11.5: Quadratic inequalities

Solve \(x^2 − 3x − 4\geq 0\) by using the graphing method.

Solution

We first begin by graphing \(x^2 − 3x − 4\) as we would in the previous section. Recall, the \(x\)-coordinate of the vertex is \(−\dfrac{b}{2a}\). Hence,

\[-\dfrac{b}{2a}=-\dfrac{-3}{2(1)}=\dfrac{3}{2}=1.5\nonumber\]

The \(y\)-coordinate of the vertex is \(x^2 − 3x − 4\) evaluated for \(x = 1.5\):

\[(1.5)^2-3(1.5)-4=-6.25\nonumber\]

The vertex is at \((1.5, −6.25)\). The \(y\)-intercept is when \(x = 0\):

\[0^2-3(0)-4=-4\nonumber\]

and the \(x\)-intercepts are when \(x^2 − 3x − 4 = 0\). Solving for the roots we get

\[\begin{aligned}x^2-3x-4&=0 \\ (x-4)(x+1)&=0 \\ x-4=0\quad&\text{or}\quad x+1=0 \\ x=4\quad&\text{or}\quad x=-1\end{aligned}\]

Thus, the intercepts are \((0, −4),\: (4, 0),\) and \((−1, 0)\) with a vertex at \((1.5, −6.25)\). Now we draw the graph:

Given \(x^2 − 3x − 4\geq 0\) says we are specifically looking for the values of \(x^2 − 3x − 4\) in which are greater than or equal to zero. In other words, we are looking for all \(y\)-values that are above the \(x\)-axis because that is where all the \(y\)-values are positive. Looking at the graph above, these are all the values on the blue parts of the graph. Thus, using the graphing method, the solution is \((−∞, −1] ∪ [4, ∞)\). Note, we use brackets since it is \(\geq\).

Notice, we ignore the red part of the parabola since this is where \(x^2 − 3x − 4\) is negative, i.e., all the \(y\)-values are negative, because we were only looking for when \(x^2 − 3x − 4\geq 0\), the parts of the graph above the \(x\)-axis.

Solve algebraically: \(-x^2+8>2x\)

Solution

Step 1. We rewrite \(−x^2 + 8 > 2x\) so that zero is on one side: \[-x^2-2x+8>0\nonumber\]

Step 2. We set the left side equal to zero to obtain the roots (or zeros): \[\begin{aligned} -x^2-2x+8&=0 \\ x^2+2x-8&=0 \\ (x+4)(x-2)&=0 \\ x+4=0\quad&\text{or}\quad x-2=0 \\ x=-4\quad&\text{or}\quad x=2\end{aligned}\]

Step 3. Label \(-4\) and \(2\) on a blank number line:

Step 4. We take test values on each side of \(−4\) and \(2\).
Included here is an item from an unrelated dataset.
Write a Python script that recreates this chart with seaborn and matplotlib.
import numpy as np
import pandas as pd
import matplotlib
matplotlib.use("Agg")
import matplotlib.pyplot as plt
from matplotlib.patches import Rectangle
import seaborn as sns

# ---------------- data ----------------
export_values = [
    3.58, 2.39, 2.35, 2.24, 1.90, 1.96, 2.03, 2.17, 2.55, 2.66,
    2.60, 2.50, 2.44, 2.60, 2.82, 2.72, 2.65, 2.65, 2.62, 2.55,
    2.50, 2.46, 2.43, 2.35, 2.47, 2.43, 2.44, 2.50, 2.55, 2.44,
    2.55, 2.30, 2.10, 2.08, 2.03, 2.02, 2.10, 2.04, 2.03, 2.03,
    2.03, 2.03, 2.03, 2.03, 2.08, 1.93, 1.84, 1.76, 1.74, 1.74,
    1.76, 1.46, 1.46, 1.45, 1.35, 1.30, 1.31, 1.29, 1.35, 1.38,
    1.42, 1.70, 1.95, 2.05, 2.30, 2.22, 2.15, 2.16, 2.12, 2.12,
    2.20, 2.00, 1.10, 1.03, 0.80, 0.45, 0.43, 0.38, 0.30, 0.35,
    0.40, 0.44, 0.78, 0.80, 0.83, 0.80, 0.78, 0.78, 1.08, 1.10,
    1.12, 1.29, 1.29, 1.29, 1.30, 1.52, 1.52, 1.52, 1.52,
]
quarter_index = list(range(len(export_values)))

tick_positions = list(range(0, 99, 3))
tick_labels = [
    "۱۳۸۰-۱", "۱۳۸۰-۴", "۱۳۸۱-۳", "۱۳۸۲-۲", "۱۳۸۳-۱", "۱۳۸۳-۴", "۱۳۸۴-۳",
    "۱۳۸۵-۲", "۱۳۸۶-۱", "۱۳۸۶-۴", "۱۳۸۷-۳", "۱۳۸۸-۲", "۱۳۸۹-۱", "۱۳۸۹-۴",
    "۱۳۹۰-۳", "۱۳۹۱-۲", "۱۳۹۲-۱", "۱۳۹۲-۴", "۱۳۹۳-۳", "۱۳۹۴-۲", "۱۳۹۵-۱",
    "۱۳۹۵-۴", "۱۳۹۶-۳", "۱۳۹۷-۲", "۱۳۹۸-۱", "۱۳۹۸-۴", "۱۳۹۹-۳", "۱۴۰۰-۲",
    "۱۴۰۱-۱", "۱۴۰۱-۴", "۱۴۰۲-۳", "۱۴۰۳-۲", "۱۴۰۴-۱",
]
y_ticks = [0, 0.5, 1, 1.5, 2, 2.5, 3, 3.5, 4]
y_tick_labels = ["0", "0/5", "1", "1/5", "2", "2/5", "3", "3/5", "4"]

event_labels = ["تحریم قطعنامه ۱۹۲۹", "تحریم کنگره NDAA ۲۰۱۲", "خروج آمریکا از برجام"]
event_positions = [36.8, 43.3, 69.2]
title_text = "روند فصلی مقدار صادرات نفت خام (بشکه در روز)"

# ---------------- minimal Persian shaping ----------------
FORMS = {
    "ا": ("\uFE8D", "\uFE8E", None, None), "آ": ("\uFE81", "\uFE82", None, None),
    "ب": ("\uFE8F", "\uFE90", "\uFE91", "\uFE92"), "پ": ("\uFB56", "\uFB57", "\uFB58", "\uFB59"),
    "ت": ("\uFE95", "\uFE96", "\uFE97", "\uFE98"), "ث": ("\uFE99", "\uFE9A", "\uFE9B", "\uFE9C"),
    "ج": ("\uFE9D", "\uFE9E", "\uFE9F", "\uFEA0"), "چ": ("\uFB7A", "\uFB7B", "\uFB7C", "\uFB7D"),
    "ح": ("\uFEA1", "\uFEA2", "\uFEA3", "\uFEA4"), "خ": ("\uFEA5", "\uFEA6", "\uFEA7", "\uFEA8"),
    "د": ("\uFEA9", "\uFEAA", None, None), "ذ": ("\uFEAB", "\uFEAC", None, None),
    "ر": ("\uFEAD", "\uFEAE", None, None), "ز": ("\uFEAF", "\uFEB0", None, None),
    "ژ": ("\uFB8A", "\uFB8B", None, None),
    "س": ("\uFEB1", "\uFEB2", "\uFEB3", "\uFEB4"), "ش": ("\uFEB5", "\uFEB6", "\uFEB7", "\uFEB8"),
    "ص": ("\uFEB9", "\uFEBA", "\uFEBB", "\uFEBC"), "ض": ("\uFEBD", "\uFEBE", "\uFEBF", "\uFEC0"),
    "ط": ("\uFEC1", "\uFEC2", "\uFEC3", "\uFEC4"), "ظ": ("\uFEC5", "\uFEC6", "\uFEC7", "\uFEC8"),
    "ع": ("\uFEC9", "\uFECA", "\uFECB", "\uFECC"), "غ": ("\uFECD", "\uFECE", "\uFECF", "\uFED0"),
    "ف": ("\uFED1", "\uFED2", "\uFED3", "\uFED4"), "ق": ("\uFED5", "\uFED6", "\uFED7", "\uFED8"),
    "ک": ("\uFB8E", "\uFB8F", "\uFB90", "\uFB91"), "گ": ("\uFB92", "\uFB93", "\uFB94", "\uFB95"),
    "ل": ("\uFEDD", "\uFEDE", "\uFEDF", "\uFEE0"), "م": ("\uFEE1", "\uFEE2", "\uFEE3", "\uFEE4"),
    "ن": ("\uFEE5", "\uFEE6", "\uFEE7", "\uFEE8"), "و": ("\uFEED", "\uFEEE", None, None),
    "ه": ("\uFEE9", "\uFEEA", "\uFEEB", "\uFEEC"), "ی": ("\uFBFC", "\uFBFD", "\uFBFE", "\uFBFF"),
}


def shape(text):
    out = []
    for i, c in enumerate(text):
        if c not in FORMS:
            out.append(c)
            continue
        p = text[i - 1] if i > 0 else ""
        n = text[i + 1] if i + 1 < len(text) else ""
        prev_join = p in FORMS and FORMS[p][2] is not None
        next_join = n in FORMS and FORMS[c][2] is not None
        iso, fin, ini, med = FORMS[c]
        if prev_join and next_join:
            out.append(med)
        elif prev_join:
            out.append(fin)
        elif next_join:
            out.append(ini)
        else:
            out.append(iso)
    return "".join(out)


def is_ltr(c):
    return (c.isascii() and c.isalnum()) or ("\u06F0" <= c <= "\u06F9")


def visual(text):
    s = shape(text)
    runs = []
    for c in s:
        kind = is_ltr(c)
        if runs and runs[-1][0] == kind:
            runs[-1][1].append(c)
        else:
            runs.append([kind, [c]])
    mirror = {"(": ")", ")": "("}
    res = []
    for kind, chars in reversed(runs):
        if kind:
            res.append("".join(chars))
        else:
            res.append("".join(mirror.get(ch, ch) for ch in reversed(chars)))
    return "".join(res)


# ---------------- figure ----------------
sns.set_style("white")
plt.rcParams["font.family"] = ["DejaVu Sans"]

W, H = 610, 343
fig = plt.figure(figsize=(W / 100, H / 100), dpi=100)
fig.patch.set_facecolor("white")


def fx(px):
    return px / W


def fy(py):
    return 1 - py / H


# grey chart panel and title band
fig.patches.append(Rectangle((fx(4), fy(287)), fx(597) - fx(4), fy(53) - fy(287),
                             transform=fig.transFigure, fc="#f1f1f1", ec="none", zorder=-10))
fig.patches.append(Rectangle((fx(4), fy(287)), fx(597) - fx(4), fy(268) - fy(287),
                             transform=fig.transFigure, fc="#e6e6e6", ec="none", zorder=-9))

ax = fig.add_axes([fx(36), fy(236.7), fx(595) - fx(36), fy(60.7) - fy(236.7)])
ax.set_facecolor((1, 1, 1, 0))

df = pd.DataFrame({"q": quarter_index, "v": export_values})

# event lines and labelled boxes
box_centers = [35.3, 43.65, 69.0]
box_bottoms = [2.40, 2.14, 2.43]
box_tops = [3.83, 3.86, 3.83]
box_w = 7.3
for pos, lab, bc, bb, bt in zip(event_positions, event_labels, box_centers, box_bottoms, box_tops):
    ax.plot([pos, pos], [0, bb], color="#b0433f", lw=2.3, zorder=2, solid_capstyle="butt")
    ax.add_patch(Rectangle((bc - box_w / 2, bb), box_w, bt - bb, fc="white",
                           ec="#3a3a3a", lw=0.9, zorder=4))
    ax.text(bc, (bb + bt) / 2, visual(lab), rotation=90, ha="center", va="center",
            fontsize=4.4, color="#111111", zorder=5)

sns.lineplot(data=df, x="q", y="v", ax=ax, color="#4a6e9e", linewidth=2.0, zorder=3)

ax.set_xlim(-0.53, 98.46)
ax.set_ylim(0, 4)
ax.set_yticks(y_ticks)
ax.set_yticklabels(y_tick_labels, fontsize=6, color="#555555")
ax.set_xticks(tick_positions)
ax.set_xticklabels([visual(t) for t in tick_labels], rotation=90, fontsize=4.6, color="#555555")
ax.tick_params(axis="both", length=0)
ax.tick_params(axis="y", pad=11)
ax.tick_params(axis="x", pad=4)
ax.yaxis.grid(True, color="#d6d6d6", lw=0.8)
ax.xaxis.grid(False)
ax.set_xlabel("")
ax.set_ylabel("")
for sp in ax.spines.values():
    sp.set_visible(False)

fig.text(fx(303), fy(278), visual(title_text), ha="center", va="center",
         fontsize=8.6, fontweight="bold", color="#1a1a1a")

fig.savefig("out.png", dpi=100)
Let’s choose fairly easy numbers such as \(−5,\: 0\), and \(3\). We plug these numbers into \(−x^2 − 2x + 8\) and determine whether the value is positive or negative:

\[\begin{aligned} -(-5)^2-2(-5)+8&=-7<0\quad\Longrightarrow\quad\text{letting }x=-5 \\ -(0)^2-2(0)+8&=8>0\quad\Longrightarrow\quad\text{letting }x=0 \\ -(3)^2-2(3)+8&=-7<0\quad\Longrightarrow\quad\text{letting }x=3\end{aligned}\]

Step 5. Since \(−x^2 − 2x + 8 > 0\) (from Step 1.), then we are looking for where the test values are positive. Looking at the number line above, we see these are the values in between \(−4\) and \(2\). Thus, the solution is \((−4, 2)\). Note, we use parenthesis since the inequality symbol is \(>\).